Outsourced packing removes labour headaches

The warehousing sector is having to come to terms with the challenge of rising labour costs and is constantly seeking ways to boost productivity levels in the logistics chain. Tyron Hubbart, general manager of Outsourced Project Solutions (OPS), which provides outsourced services on a per project basis, said one way businesses were looking to save was through outsourcing product bagging and packing of containers for road, rail and sea cargo, on a per ton rather than an hourly labour cost basis. “The largest challenge facing the warehousing sector is coming to terms with increasing labour costs, managing variable labour costs and then still having to negotiate the very tricky and restrictive labour law amendments surrounding the use of casual labour,” Hubbart said. Businesses across the country have turned to the company to handle projects on site ranging from 500 to 50 000 tonnes of goods per month, he said.
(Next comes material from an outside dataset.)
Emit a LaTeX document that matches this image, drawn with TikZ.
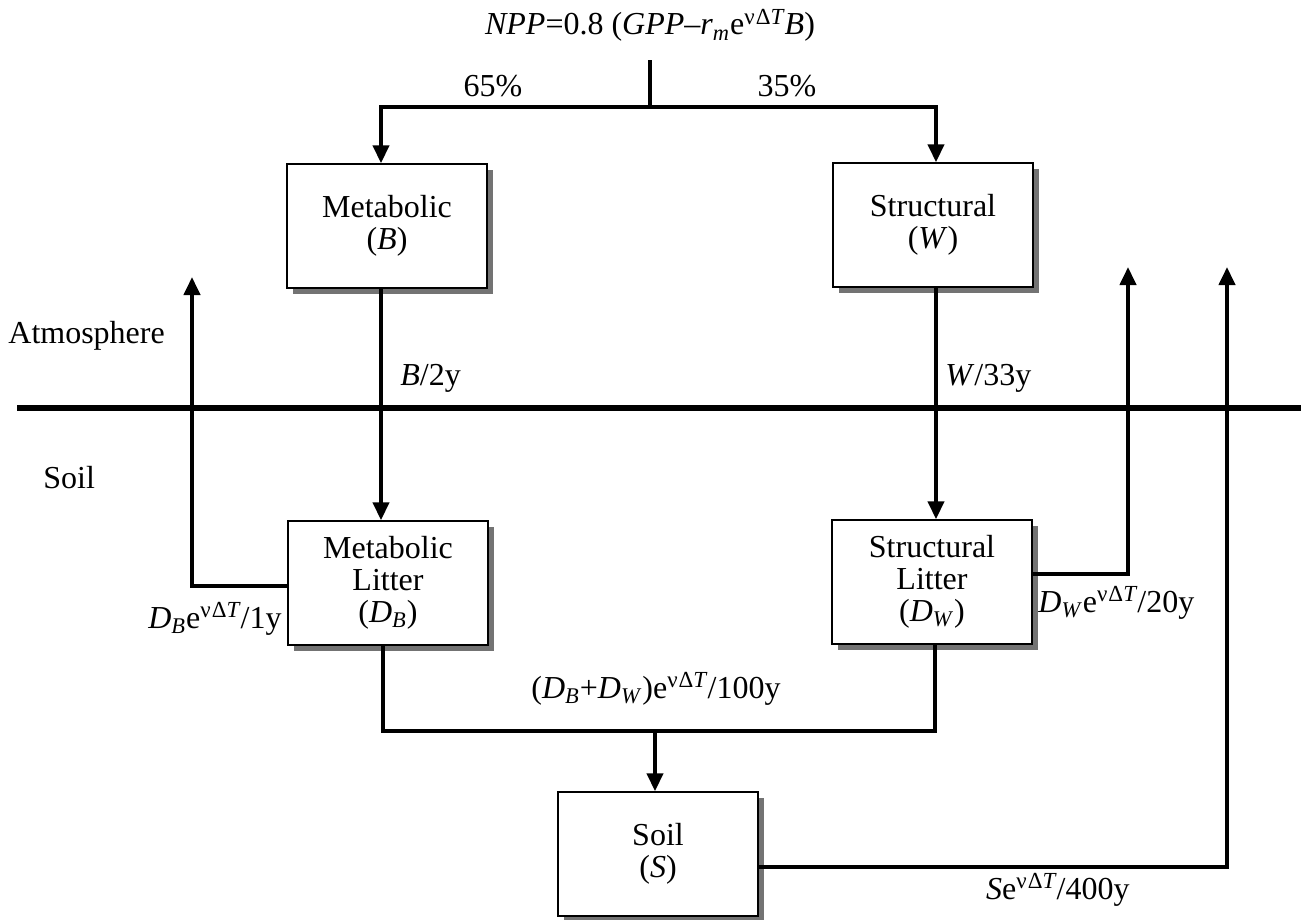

The company recently started loading minerals from stockpile into containers at a per ton rate but the primary demand has been for outsourcing the bagging of commodities such as fertiliser, cotton seed, coal and chrome, he added. It supplies the hopper or bagging plant and equipment such as forklifts, Bobcats, scales, labour and supervision, required for each project. “This means a client can call us up to bag a thousand tons of chrome and load it into containers. OPS arrives on site, bags the cargo, loads it into containers and then leaves,” he said. “OPS seems to have found a way to increase productivity of labour while at the same time helping the client avoid dealing with all the challenges that labour brings to business,” he said. “Outsourcing specific work as a project does away with the need for hiring labour brokers or TES companies,” he said. Hubbart said there was also an increasing trend to load bagged cargo onto rail and road wagons at a per ton rate. “Labour is increasingly also paid at a per ton rate, which improves productivity of loading. Labour who are paid hourly rates have a tendency to drag the work out, so they earn longer hours and overtime,” he said.